A reaction to the success of 'Creep', 'My Iron Lung' found Radiohead still exploring the loud/soft dynamic, but guitarist Jonny Greenwood was also locating his own identity and Yorke, inspired by Jeff Buckley, was using a wider vocal range, including some falsetto. Balancing a slightly artier sense of musical self-destruction with a sinewy guitar line, on 'Lung' Radiohead found new ways to pick apart and re-construct the typical alt-rock template. Elsewhere on the EP, the five B-sides demonstrated a band whose collective heads seemed to crack open and spill out new ideas, moving the group away from the dour dead-end of grunge signifiers: With more loose-limbed and nimble guitar work ('The Trickster'), hints of art-rock ('Punchdrunk Lovesick Singalong'), the valuing of texture over riffs ('Permanent Daygliht'), offers of emotional nourishment ('Lozenge of Love' and 'You Never Wash Up After Yourself') and tension and apprehension about workaday life ('Lewis [Mistreated]'), and themes of misanthropy (um, most of the five songs), these tracks pointed the way toward what was to come.
The band's next release, the 'High and Dry' / 'Planet Telex' single, announced that they'd arrived. 'Planet Telex', an early exploration with loops and studio enhancements for the group, is their first song that could have fit on any of their albums, regardless of how experimental they grew; 'High and Dry', meanwhile, is the blueprint for the big-hearted balladry that spawned the careers of imitators Travis, Starsailor, Elbow, and Coldplay (who, let's face it, wound up perfecting this sort of huggable, swelling arena rock).
The Bends was essentially split between these poles: warmth and tension; riffs and texture; rock and post-rock. The tricks employed by 'Planet Telex' were rarely bested on it-- only arguably by 'Just'-- while the 'High & Dry' version of the band was topped at every turn here, especially on 'Street Spirit (Fade Out') and 'Fake Plastic Trees'. Even B-sides such 'Bishop's Robes' and 'Talk Show Host' come close to matching 'High'.
To many fans, this more approachable and loveable version of the band is its peak. I can't agree, but the record is still a marvel. It feels, with hindsight, like a welcome retreat from the incessant back-patting and 60s worship of prime-period Britpop and a blueprint for the more feminine, emotionally engaging music that would emerge in the UK a few years later-- led by OK Computer. Alongside late 1996 or 1997 releases by Verve, Spiritualized, Belle and Sebastian, Cornershop, Mogwai, Gorky's Zygotic Mynci, Primal Scream, Super Furry Animals, the Beta Band, Mansun, and even Britpop stars Blur, Radiohead's OK Computer led the push back against knuckle-dragging Oasis clones who segregated their Boomer rock leanings from the fertile explorations of dance, classic indie, hip-hop, and art-school sensibilities going on throughout the rest of the UK. But once again, the press chose what they knew over the new, and despite the plaudits for 2000's Kid A, by the time of 2001's Amnesiac, people wanted another The Bends.
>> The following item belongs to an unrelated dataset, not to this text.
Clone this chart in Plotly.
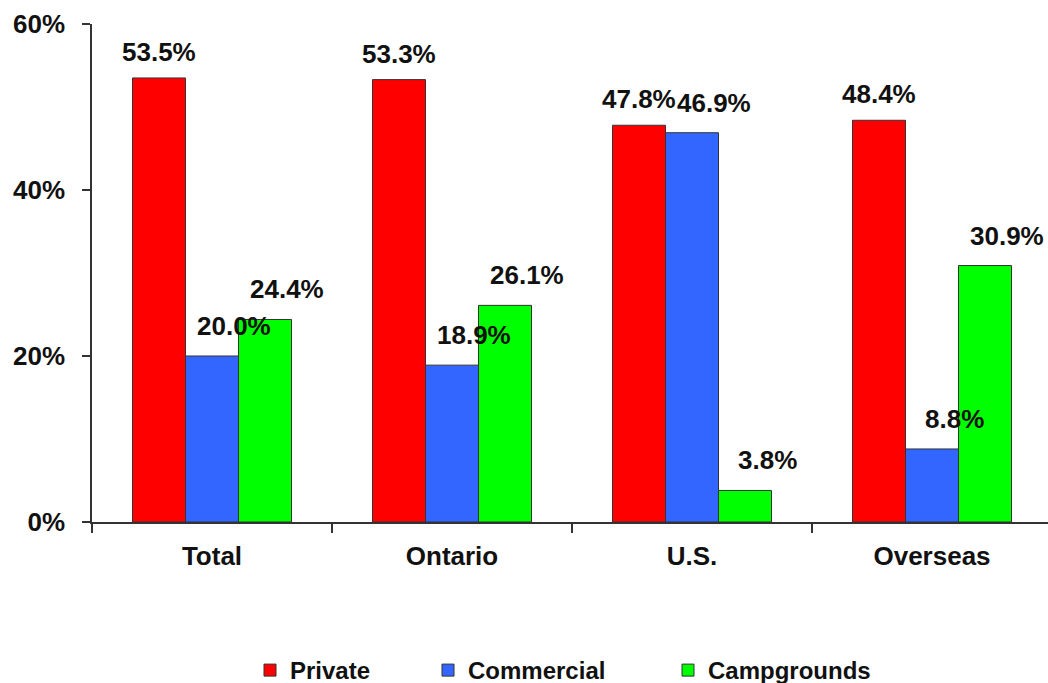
import plotly.graph_objects as go

# Accommodation shares by visitor origin
categories = ["Total", "Ontario", "U.S.", "Overseas"]
private = [53.5, 53.3, 47.8, 48.4]
commercial = [20.0, 18.9, 46.9, 8.8]
campgrounds = [24.4, 26.1, 3.8, 30.9]

series = [
    ("Private", private, "#FF0000"),
    ("Commercial", commercial, "#3366FF"),
    ("Campgrounds", campgrounds, "#00FF00"),
]

FONT = "Arial, Liberation Sans, sans-serif"
W, H = 1048, 683
ML, MR, MT, MB = 92, 0, 24, 161
PW, PH = W - ML - MR, H - MT - MB
CAT_PX = 240.0
BARGAP = 0.3375
bar_w = (1 - BARGAP) / 3

fig = go.Figure()
legend_names = ["legend", "legend2", "legend3"]
for (name, vals, color), lg in zip(series, legend_names):
    fig.add_trace(go.Bar(
        name=name, x=categories, y=vals,
        marker=dict(color=color, line=dict(color="#333333", width=1)),
        legend=lg,
    ))

# value labels above each bar
annotations = []
for k, (name, vals, color) in enumerate(series):
    offset = (k - 1) * bar_w
    xs = 0 if k == 0 else 22
    ys = 26 if k == 0 else 30
    for i, v in enumerate(vals):
        annotations.append(dict(
            x=i + offset, y=v, xref="x", yref="y",
            text=f"{v:.1f}%", showarrow=False,
            xshift=xs, yshift=ys, yanchor="middle", xanchor="center",
            font=dict(family=FONT, size=26, color="#111111", weight="bold"),
        ))

# one legend per series, placed along the bottom edge
legend_common = dict(
    orientation="h", yanchor="middle", xanchor="left",
    xref="container", yref="container",
    font=dict(family=FONT, size=24, color="#111111", weight="bold"),
    bgcolor="rgba(0,0,0,0)", itemwidth=30,
)
legend_x = [250, 428, 668]
layouts = {}
for lg, lx in zip(legend_names, legend_x):
    layouts[lg] = dict(legend_common, x=lx / W, y=1 - 670.5 / H)

fig.update_layout(
    width=W, height=H,
    margin=dict(l=ML, r=MR, t=MT, b=MB, pad=0, autoexpand=False),
    paper_bgcolor="white", plot_bgcolor="white",
    barmode="group", bargap=BARGAP, bargroupgap=0,
    showlegend=True,
    annotations=annotations,
    xaxis=dict(
        type="category",
        range=[-0.5, -0.5 + PW / CAT_PX],
        showline=True, linecolor="#333333", linewidth=1.5,
        ticks="outside", tickson="boundaries", ticklen=9, tickcolor="#333333",
        tickwidth=1.5, ticklabelstandoff=10,
        tickfont=dict(family=FONT, size=26, color="#111111", weight="bold"),
        showgrid=False, zeroline=False,
    ),
    yaxis=dict(
        range=[0, 60], dtick=20, ticksuffix="%",
        showline=True, linecolor="#333333", linewidth=1.5,
        ticks="outside", ticklen=8, tickcolor="#333333", tickwidth=1.5,
        ticklabelstandoff=12,
        tickfont=dict(family=FONT, size=26, color="#111111", weight="bold"),
        showgrid=False, zeroline=False,
    ),
    **layouts,
)

fig.write_html("out.html")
OK Computer was the balance everyone agreed upon though-- real songs and tunes, but ones that didn't shrink from the increasingly unlimited possibilities of modern music-making. In that sense, Radiohead were not only record-collectors but futurists, approaching the 21st century from the perspective of their day rather than from the generation prior, as Stereolab, Broadcast, Tortoise, and others were doing (to wonderful effect, granted). Discounting the breather 'Fitter Happier', only 'Electrioneering' seems like a misstep on the album today, with the white-knuckle 'Climbing Up the Walls' and pre-album teaser 'Lucky' now standing firmly alongside more entrenched highlights 'Paranoid Android', 'No Surprises', 'Karma Police', and 'Let Down'.
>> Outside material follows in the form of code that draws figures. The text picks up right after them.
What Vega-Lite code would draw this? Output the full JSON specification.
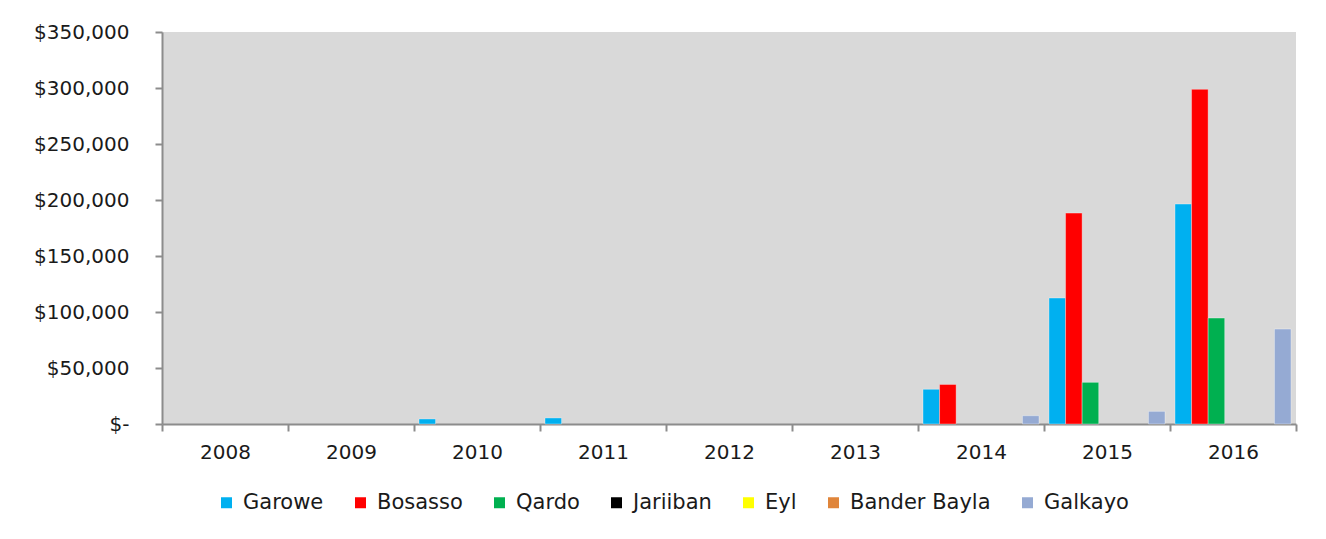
{
  "$schema": "https://vega.github.io/schema/vega-lite/v6.json",
  "width": 1134,
  "height": 392,
  "autosize": {"type": "none"},
  "padding": {"left": 162, "top": 32, "right": 30, "bottom": 115},
  "background": "#ffffff",
  "config": {
    "view": {"fill": "#d9d9d9", "stroke": null},
    "font": "DejaVu Sans"
  },
  "data": {
    "values": [
      {"year": "2010", "city": "Garowe", "amount": 4500},
      {"year": "2011", "city": "Garowe", "amount": 5400},
      {"year": "2014", "city": "Garowe", "amount": 31000},
      {"year": "2014", "city": "Bosasso", "amount": 35300},
      {"year": "2014", "city": "Galkayo", "amount": 7400},
      {"year": "2015", "city": "Garowe", "amount": 112500},
      {"year": "2015", "city": "Bosasso", "amount": 188300},
      {"year": "2015", "city": "Qardo", "amount": 37200},
      {"year": "2015", "city": "Galkayo", "amount": 11300},
      {"year": "2016", "city": "Garowe", "amount": 196400},
      {"year": "2016", "city": "Bosasso", "amount": 298800},
      {"year": "2016", "city": "Qardo", "amount": 94600},
      {"year": "2016", "city": "Galkayo", "amount": 84800}
    ]
  },
  "mark": {"type": "bar", "strokeWidth": 1, "strokeOpacity": 0.35, "stroke": "#ffffff"},
  "encoding": {
    "x": {
      "field": "year",
      "type": "nominal",
      "scale": {"domain": ["2008","2009","2010","2011","2012","2013","2014","2015","2016"], "paddingInner": 0, "paddingOuter": 0},
      "axis": {
        "title": null,
        "labelAngle": 0,
        "tickBand": "extent",
        "domainColor": "#8c8c8c",
        "domainWidth": 2,
        "tickColor": "#8c8c8c",
        "tickWidth": 2,
        "tickSize": 7,
        "labelFontSize": 20,
        "labelColor": "#1a1a1a",
        "labelPadding": 11,
        "grid": false
      }
    },
    "xOffset": {
      "field": "city",
      "type": "nominal",
      "scale": {"domain": ["Garowe","Bosasso","Qardo","Jariiban","Eyl","Bander Bayla","Galkayo"], "paddingInner": 0, "paddingOuter": 0.3}
    },
    "y": {
      "field": "amount",
      "type": "quantitative",
      "scale": {"domain": [0, 350000], "nice": false},
      "axis": {
        "title": null,
        "values": [0, 50000, 100000, 150000, 200000, 250000, 300000, 350000],
        "labelExpr": "datum.value == 0 ? '$-' : '$' + format(datum.value, ',')",
        "grid": false,
        "domainColor": "#8c8c8c",
        "domainWidth": 2,
        "tickColor": "#8c8c8c",
        "tickWidth": 2,
        "tickSize": 7,
        "labelFontSize": 20,
        "labelColor": "#1a1a1a",
        "labelPadding": 26
      }
    },
    "color": {
      "field": "city",
      "type": "nominal",
      "scale": {
        "domain": ["Garowe","Bosasso","Qardo","Jariiban","Eyl","Bander Bayla","Galkayo"],
        "range": ["#00b0f0","#ff0000","#00b050","#000000","#ffff00","#e0853a","#95aad3"]
      },
      "legend": {
        "title": null,
        "orient": "none",
        "legendX": 54,
        "legendY": 460,
        "direction": "horizontal",
        "symbolType": "square",
        "symbolSize": 121,
        "symbolStrokeWidth": 0,
        "labelFontSize": 21,
        "labelColor": "#1a1a1a",
        "labelOffset": 6,
        "columnPadding": 26
      }
    }
  }
}
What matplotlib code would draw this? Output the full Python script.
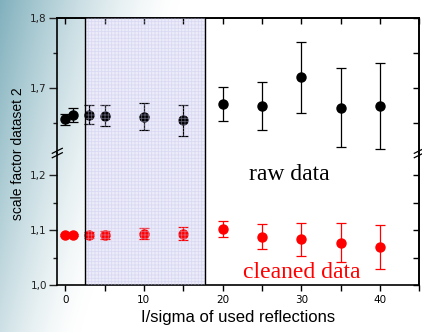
import numpy as np
import matplotlib
matplotlib.use("Agg")
import matplotlib.pyplot as plt
from matplotlib.lines import Line2D
from matplotlib.ticker import MultipleLocator, FuncFormatter

# ---------------- data ----------------
x_vals = [0, 1, 3, 5, 10, 15, 20, 25, 30, 35, 40]
raw_vals = [1.655, 1.661, 1.662, 1.660, 1.659, 1.654, 1.677, 1.674, 1.715, 1.672, 1.674]
raw_err = [0.008, 0.010, 0.013, 0.015, 0.019, 0.022, 0.024, 0.034, 0.051, 0.056, 0.061]
clean_vals = [1.091, 1.091, 1.091, 1.091, 1.093, 1.093, 1.102, 1.088, 1.083, 1.077, 1.070]
clean_err = [0.002, 0.002, 0.005, 0.007, 0.010, 0.012, 0.015, 0.023, 0.030, 0.035, 0.040]
shade_range = (2.5, 17.8)
xlabel = "I/sigma of used reflections"
ylabel = "scale factor dataset 2"
raw_label = "raw data"
clean_label = "cleaned data"

plt.rcParams["hatch.linewidth"] = 0.6

W, H = 422, 332
fig = plt.figure(figsize=(W / 100, H / 100), dpi=100)

# background gradient
bg = fig.add_axes([0, 0, 1, 1], zorder=-10)
yy, xx = np.mgrid[0:H, 0:W]
fy = 1 - yy / H
A = 0.35 + 0.55 * fy
S = 80 + 100 * fy
w = A * np.clip(1 - xx / S, 0, 1) ** 1.5
teal = np.array([115, 168, 182]) / 255.0
img = 1 - w[..., None] * (1 - teal[None, None, :])
bg.imshow(img, aspect="auto", extent=[0, 1, 0, 1])
bg.set_axis_off()

L = 57.3 / W
R = 419.3 / W
ytop = 1 - 18 / H
ybrk = 1 - 153 / H
ybot = 1 - 285 / H

ax_t = fig.add_axes([L, ybrk, R - L, ytop - ybrk], facecolor="none")
ax_b = fig.add_axes([L, ybot, R - L, ybrk - ybot], facecolor="none")

fmt = FuncFormatter(lambda v, p: f"{v:.1f}".replace(".", ","))

for ax in (ax_t, ax_b):
    ax.set_xlim(-1, 45)
    ax.axvspan(*shade_range, facecolor="#ececf9", edgecolor="none", zorder=0)
    ax.axvspan(*shade_range, facecolor="none", edgecolor="#c4c4ee", hatch="+++++",
               linewidth=0, zorder=5, alpha=0.45)
    for xv in shade_range:
        ax.axvline(xv, color="black", lw=1.0, zorder=6)
    ax.yaxis.set_major_locator(MultipleLocator(0.1))
    ax.yaxis.set_minor_locator(MultipleLocator(0.05))
    ax.yaxis.set_major_formatter(fmt)
    ax.tick_params(axis="y", which="major", direction="out", length=6, width=1,
                   labelsize=7.5, pad=1.5, right=False, colors="#222222")
    ax.tick_params(axis="y", which="minor", direction="out", length=3, width=1,
                   right=False, colors="#222222")
    for s in ax.spines.values():
        s.set_linewidth(1.2)
    sec = ax.secondary_yaxis("right")
    sec.yaxis.set_major_locator(MultipleLocator(0.05))
    sec.tick_params(direction="in", length=4, width=1, labelright=False)
    sec.spines["right"].set_linewidth(1.2)

ax_t.set_ylim(1.6071, 1.8)
ax_b.set_ylim(1.0, 1.24)
ax_t.spines["bottom"].set_visible(False)
ax_b.spines["top"].set_visible(False)
ax_t.tick_params(axis="x", bottom=False, labelbottom=False)

ax_b.xaxis.set_major_locator(MultipleLocator(10))
ax_b.xaxis.set_minor_locator(MultipleLocator(5))
ax_b.tick_params(axis="x", which="both", direction="out", length=4, width=1,
                 labelsize=7.5, pad=3, top=False)
sec_x = ax_t.secondary_xaxis("top")
sec_x.xaxis.set_major_locator(MultipleLocator(5))
sec_x.tick_params(direction="in", length=4, width=1, labeltop=False)
sec_x.spines["top"].set_linewidth(1.2)

ax_t.errorbar(x_vals, raw_vals, yerr=raw_err, fmt="o", color="black", ms=6.5,
              elinewidth=0.9, capsize=3.5, capthick=0.9, zorder=3)
ax_b.errorbar(x_vals, clean_vals, yerr=clean_err, fmt="o", color="#ff0000", ms=6.5,
              elinewidth=0.9, capsize=3.5, capthick=0.9, zorder=3)

ax_b.text(28.5, 1.2, raw_label, fontsize=17, family="Liberation Serif",
          color="black", ha="center", va="center")
ax_b.text(30.0, 1.022, clean_label, fontsize=17, family="Liberation Serif",
          color="#ff0000", ha="center", va="center")

ax_b.set_xlabel(xlabel, fontsize=12, family="Liberation Sans", labelpad=4)
fig.text(18 / W, 1 - 154 / H, ylabel, rotation=90, fontsize=10,
         family="Liberation Sans", ha="center", va="center")

# break marks
for xs in (L, R):
    for dy in (-2.2, 2.2):
        yc = ybrk + dy / H
        fig.add_artist(Line2D([xs - 5 / W, xs + 5 / W], [yc - 2.5 / H, yc + 2.5 / H],
                              color="black", lw=0.9, transform=fig.transFigure))

fig.savefig("out.png", dpi=100)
The record's B-sides are no less rewarding, especially 'Polyethylene (Parts 1 & 2)' and 'Melatonin', which would have fit fine on LP itself. 'Palo Alto' proves they could do light and tongue-in-cheek, while 'Meeting in the Aisle' makes you wonder why they don't record more instrumentals. The group's eventual fascination with, for a successful 90s guitar band, relatively foreign sounds like IDM and 20th century classical music found root around this time and it's on these extras where they first explored these notions.
Maybe you don't need to buy these again, maybe you own the material already. If you do, sure-- pass. If you have the LPs but stopped there, both The Bends and OK Computer are worth getting in these versions. If you're curious or a completist, Pablo Honey is out there, too. That the band had nothing to do with these is beside the point: This is the final word on these records, if for no other reason that the Beatles' September 9 remaster campaign is, arguably, the end of the CD era. That all of those discs are coming out at the same time, rather than being slowly and ceremoniously rolled out as they were 20-odd years ago, is a tacit acknowledgment by the music industry that they best sell non-vinyl physical products now, immediately, before the prospect of doing so is gone. With that in mind, I find it wise that many bands are wisely re-organizing their pasts, or having it done for them by their label. So long as it's done like this, I'm happy to re-purchase the stuff.